Le stime rilasciate lo scorso gennaio in occasione della precedente edizione di Pitti Bimbo, allorquando ci si attendeva una contrazione del 13,1%, risultano, dunque, lievemente peggiori a consuntivo, a seguito di un calo del mercato interno rivelatosi più negativo di quanto previsto. Il valore della produzione resta in area negativa, ma la flessione si accentua al 14,5% rispetto all’anno precedente. Considerando il trade con l’estero, l’export di comparto archivia una flessione del 13,7% su base annua, dinamica questa che conduce le vendite estere a 1,1 miliardi di euro. L’incidenza media delle vendite oltreconfine sul giro d’affari complessivo sale al 41,6 per cento. Le importazioni settoriali calano del 15,9%, per totale di circa 1,8 miliardi di euro. La bilancia commerciale settoriale resta in deficit per 679 milioni, ma guadagna così oltre 160 milioni di euro rispetto al 2019.
Nel 2020 l’export del solo abbigliamento per neonati riesce a contenere il decremento al 7,8%, per un totale di 143,3 milioni di euro. Venendo a considerare il mercato italiano, nell’anno solare 2020, il sell-out di moda junior, secondo le rilevazioni svolte da Sita Ricerca per conto di Sei, archivia una variazione particolarmente intensa per il comparto, pari al -18,1%, nonostante sia tra quelle meno gravose raggiunte nel complesso del panorama italiano del consumo di tessile-abbigliamento. Sotto il profilo merceologico, il segmento bambina, strutturalmente preponderante con un’incidenza del 46,4% sui consumi nazionali di childrenswear, e il segmento bambino flettono entrambi del 18,6%; il ‘neonato’, che copre il 16,9% del mercato, cala del 15,4 per cento.
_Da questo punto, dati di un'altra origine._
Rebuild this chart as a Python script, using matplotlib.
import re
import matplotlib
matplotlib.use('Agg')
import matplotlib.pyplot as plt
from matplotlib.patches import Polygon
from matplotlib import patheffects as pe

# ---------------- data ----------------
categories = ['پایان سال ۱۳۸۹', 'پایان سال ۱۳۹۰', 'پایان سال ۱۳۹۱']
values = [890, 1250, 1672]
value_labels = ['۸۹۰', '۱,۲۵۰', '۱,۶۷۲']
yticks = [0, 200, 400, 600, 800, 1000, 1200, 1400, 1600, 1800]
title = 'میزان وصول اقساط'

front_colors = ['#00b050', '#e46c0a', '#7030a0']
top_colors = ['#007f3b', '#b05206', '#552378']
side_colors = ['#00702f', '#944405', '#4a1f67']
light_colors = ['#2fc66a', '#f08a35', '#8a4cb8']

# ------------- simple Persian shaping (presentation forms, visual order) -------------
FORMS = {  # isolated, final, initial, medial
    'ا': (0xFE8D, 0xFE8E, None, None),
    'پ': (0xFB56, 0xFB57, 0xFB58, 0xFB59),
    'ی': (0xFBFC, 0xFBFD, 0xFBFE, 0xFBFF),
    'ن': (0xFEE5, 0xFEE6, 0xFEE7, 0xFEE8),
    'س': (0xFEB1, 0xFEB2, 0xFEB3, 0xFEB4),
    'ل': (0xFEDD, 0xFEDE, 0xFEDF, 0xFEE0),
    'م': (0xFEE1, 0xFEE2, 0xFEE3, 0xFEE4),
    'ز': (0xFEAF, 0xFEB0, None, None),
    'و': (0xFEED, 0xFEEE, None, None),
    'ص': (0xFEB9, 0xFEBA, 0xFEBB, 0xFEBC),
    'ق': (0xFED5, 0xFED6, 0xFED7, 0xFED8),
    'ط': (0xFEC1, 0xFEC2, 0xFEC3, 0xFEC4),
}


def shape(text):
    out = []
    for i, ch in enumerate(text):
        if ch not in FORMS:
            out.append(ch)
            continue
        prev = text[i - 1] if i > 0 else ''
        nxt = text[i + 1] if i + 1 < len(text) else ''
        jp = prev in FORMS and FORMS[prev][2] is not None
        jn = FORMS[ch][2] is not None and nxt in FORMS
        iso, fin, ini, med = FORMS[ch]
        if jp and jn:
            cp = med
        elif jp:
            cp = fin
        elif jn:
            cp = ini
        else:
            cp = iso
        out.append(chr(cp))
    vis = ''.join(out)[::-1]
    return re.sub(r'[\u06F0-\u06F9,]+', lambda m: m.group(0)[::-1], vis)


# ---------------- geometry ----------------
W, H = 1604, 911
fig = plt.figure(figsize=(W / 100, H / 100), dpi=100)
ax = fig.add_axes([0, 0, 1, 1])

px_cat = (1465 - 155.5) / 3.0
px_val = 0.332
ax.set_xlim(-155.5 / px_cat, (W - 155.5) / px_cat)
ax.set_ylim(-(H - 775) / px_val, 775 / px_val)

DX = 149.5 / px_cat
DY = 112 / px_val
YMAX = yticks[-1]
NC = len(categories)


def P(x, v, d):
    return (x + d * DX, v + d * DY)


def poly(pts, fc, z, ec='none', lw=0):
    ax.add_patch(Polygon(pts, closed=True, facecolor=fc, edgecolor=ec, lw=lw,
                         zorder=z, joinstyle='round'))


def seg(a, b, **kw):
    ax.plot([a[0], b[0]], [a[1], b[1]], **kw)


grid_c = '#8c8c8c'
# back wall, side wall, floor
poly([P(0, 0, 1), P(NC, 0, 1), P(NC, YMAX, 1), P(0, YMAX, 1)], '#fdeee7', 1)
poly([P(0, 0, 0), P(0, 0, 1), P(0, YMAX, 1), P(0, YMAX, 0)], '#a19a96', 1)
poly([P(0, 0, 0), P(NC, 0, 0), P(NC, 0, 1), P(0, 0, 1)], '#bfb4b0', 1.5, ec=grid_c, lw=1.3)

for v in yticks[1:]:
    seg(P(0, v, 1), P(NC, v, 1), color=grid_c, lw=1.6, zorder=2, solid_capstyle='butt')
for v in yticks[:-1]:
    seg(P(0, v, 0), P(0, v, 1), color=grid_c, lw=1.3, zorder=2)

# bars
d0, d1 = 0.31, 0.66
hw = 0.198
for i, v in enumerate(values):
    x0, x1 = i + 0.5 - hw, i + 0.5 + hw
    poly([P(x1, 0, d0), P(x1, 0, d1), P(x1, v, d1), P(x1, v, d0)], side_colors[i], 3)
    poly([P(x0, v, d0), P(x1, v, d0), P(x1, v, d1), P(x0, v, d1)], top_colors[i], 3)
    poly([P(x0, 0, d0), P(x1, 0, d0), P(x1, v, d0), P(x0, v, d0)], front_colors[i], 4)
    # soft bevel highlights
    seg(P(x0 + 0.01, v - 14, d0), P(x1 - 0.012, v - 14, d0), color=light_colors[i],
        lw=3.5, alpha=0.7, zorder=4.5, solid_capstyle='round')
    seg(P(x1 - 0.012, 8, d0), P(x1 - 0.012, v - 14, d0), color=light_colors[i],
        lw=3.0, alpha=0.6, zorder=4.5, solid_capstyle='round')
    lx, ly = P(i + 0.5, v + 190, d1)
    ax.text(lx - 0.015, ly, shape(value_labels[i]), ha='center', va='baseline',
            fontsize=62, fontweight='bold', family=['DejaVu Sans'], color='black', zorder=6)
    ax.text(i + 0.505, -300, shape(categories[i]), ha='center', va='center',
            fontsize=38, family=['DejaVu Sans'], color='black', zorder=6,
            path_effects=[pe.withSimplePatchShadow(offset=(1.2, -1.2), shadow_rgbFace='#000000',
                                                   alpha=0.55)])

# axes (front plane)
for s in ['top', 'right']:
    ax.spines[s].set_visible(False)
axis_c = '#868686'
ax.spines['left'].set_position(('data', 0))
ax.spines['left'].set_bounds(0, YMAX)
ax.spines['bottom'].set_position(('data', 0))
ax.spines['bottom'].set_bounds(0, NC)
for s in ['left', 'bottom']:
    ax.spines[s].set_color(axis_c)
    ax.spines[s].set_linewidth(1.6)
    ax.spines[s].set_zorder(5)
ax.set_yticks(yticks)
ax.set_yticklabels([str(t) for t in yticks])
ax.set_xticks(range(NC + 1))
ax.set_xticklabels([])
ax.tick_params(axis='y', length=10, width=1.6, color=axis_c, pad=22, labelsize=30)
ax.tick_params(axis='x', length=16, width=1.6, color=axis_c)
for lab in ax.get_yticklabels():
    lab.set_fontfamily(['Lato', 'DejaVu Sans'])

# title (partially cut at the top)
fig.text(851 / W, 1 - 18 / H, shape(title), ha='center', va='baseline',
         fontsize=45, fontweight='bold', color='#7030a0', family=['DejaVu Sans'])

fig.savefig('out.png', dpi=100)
Come per altre categorie di prodotto non del tessile-abbigliamento ma anche di altre industrie, la pandemia ha dato una forte spinta all’e-commerce. Il canale digitale, che già nel periodo compreso tra la P/E 2019 e l’A/I 2019-20 era aumentato del +50,6%, nei mesi coperti dalla P/E 2020 a tutto l’A/I 2020-21, sperimenta una crescita del +33,1 per cento. Si riscontra un mini-boom per il segmento neonato (+97,3%), la bambina assiste, invece, ad un incremento nella misura del +44,5%; il bambino risulta relativamente meno vivace, ma palesa comunque una variazione positiva pari al +14,9 per cento.
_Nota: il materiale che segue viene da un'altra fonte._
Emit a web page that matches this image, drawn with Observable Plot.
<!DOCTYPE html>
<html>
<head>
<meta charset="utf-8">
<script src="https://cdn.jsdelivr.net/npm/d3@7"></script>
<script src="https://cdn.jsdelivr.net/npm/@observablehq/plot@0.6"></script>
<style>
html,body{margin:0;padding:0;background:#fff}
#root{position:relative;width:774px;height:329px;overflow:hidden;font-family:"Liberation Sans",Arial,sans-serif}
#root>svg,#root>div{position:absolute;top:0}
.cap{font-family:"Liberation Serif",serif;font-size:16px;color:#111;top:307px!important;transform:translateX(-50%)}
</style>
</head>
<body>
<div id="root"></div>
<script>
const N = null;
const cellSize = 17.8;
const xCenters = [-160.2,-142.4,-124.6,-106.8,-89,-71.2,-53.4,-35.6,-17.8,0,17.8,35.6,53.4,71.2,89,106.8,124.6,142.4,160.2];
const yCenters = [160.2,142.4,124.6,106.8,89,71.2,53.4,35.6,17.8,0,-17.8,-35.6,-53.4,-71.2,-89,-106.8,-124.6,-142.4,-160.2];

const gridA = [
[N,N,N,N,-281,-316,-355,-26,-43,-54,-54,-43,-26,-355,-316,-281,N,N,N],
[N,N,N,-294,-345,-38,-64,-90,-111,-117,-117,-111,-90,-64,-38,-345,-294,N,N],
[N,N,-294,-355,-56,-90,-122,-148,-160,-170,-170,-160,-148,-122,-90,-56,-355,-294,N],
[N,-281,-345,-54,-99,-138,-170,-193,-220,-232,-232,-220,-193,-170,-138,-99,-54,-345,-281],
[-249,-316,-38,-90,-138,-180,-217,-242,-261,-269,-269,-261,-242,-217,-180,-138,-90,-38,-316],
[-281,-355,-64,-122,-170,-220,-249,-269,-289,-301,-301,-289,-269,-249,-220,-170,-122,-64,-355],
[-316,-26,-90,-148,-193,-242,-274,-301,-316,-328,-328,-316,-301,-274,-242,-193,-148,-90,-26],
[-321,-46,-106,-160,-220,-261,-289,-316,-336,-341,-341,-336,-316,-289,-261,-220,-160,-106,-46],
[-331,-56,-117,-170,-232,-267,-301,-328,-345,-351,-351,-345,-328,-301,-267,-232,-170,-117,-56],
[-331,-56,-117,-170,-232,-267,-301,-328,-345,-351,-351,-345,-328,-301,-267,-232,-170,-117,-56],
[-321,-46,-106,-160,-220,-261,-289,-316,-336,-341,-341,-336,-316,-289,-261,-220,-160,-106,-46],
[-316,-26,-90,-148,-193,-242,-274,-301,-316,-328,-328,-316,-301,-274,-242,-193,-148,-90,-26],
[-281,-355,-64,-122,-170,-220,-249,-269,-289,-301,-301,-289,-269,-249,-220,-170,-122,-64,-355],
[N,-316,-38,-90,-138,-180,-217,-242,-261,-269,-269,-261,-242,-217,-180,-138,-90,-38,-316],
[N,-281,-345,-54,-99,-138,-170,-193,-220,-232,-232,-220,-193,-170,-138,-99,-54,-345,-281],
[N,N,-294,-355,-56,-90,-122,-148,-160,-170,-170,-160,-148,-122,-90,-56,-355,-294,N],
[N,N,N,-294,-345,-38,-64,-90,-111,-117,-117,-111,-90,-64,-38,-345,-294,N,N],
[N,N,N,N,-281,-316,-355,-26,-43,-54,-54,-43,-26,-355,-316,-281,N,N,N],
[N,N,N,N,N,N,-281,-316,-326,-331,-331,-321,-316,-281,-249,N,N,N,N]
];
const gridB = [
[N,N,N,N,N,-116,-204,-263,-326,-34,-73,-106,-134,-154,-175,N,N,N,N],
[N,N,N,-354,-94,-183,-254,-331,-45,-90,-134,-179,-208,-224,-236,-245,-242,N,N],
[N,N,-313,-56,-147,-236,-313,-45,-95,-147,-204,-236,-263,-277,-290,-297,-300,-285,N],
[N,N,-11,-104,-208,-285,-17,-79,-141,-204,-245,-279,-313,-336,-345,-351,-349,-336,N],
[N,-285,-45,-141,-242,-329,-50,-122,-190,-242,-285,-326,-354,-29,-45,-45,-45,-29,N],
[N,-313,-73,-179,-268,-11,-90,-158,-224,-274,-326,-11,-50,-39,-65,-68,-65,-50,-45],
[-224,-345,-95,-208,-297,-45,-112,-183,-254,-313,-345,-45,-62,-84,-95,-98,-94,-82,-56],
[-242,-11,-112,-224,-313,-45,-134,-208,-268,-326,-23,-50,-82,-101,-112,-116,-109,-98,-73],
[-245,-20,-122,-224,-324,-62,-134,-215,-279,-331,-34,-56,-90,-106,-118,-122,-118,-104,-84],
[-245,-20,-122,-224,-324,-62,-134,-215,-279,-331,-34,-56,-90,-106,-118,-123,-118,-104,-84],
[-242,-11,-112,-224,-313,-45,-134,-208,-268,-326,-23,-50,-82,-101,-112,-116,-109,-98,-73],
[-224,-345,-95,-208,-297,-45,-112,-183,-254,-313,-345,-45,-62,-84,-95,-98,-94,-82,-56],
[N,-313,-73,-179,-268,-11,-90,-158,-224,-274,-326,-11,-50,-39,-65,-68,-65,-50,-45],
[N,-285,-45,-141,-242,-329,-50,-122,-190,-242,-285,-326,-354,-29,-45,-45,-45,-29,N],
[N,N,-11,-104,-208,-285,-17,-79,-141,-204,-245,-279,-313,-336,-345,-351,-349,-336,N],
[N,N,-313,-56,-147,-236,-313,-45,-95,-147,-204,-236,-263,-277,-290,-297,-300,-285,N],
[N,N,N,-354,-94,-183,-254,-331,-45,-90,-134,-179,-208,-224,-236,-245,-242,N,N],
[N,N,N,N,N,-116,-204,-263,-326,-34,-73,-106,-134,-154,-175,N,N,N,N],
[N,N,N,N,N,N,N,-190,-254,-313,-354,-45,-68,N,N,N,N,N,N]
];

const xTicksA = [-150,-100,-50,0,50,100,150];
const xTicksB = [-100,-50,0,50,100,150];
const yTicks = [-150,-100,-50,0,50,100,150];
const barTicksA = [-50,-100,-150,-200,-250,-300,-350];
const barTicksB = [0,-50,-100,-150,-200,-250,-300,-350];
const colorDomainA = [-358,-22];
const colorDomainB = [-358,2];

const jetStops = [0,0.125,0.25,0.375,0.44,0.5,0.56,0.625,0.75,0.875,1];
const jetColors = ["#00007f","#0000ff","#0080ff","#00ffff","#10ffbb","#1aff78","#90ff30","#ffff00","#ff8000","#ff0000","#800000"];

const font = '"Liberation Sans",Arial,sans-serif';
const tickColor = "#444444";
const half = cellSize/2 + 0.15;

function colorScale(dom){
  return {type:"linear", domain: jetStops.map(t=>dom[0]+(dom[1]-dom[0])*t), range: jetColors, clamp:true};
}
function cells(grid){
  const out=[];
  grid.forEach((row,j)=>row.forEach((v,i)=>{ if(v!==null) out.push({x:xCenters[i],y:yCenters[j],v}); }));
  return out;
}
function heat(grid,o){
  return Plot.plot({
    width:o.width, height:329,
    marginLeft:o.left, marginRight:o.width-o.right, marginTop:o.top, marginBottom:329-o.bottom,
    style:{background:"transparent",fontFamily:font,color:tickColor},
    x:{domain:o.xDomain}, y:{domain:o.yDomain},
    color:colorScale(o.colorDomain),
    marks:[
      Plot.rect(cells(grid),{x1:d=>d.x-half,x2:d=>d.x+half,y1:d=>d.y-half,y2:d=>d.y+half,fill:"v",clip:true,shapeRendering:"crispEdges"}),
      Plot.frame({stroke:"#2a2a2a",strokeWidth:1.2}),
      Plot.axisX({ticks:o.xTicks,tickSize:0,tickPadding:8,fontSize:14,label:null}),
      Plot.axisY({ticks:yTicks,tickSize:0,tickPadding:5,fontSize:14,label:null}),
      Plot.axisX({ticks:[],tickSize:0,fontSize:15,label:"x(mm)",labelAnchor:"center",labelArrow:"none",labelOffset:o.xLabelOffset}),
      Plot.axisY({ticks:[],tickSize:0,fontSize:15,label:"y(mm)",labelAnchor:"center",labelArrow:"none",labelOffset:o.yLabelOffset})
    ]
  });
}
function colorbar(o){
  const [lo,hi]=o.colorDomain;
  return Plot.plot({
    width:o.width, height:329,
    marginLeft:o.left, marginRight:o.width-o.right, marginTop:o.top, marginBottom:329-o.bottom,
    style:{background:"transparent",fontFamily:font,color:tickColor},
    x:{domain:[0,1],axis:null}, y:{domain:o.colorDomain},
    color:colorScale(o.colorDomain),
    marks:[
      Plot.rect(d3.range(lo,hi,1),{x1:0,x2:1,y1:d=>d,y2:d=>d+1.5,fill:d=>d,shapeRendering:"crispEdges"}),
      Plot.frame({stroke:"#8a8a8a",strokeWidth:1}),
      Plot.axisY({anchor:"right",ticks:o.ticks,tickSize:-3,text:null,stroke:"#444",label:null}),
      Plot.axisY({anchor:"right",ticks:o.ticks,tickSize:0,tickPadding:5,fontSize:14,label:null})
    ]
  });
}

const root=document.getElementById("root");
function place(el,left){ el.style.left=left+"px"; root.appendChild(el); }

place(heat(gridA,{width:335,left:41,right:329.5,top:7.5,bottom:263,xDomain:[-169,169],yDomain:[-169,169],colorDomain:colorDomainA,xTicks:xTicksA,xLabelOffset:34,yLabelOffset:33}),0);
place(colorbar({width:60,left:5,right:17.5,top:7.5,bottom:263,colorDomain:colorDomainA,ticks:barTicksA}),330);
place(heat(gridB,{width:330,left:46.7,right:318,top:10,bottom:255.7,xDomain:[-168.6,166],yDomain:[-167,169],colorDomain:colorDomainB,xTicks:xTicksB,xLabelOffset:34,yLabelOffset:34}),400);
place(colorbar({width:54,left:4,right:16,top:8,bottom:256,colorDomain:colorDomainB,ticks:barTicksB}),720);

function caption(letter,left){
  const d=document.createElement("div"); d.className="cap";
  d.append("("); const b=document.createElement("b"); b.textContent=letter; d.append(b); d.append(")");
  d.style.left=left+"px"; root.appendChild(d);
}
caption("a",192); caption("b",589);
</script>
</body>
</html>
Infine, secondo i dati Istat ad oggi disponibili con riferimento al solo segmento bebè da gennaio a marzo 2021 l’export presenta un’inversione di tendenza, mostrando una timida variazione in aumento, pari al +0,7 per cento. Tra i principali mercati, si assiste al ritorno di dinamiche positive in molti casi: l’export diretto in Svizzera cresce del +10,9%, quello in Francia del +49,9%, quello in Germania del +10,1%. Una buona performance interessa anche le vendite di moda bebè destinate agli Emirati Arabi Uniti (+115,7%). Continua invece in trend negativo per Spagna (-19,5%) e Regno Unito (-36,3%). Parallelamente, l’import di abbigliamento 0-3 anni presenta un andamento simile a quello delle esportazioni: anche l’import cambia passo e registra un +0,5% rispetto al primo trimestre 2020.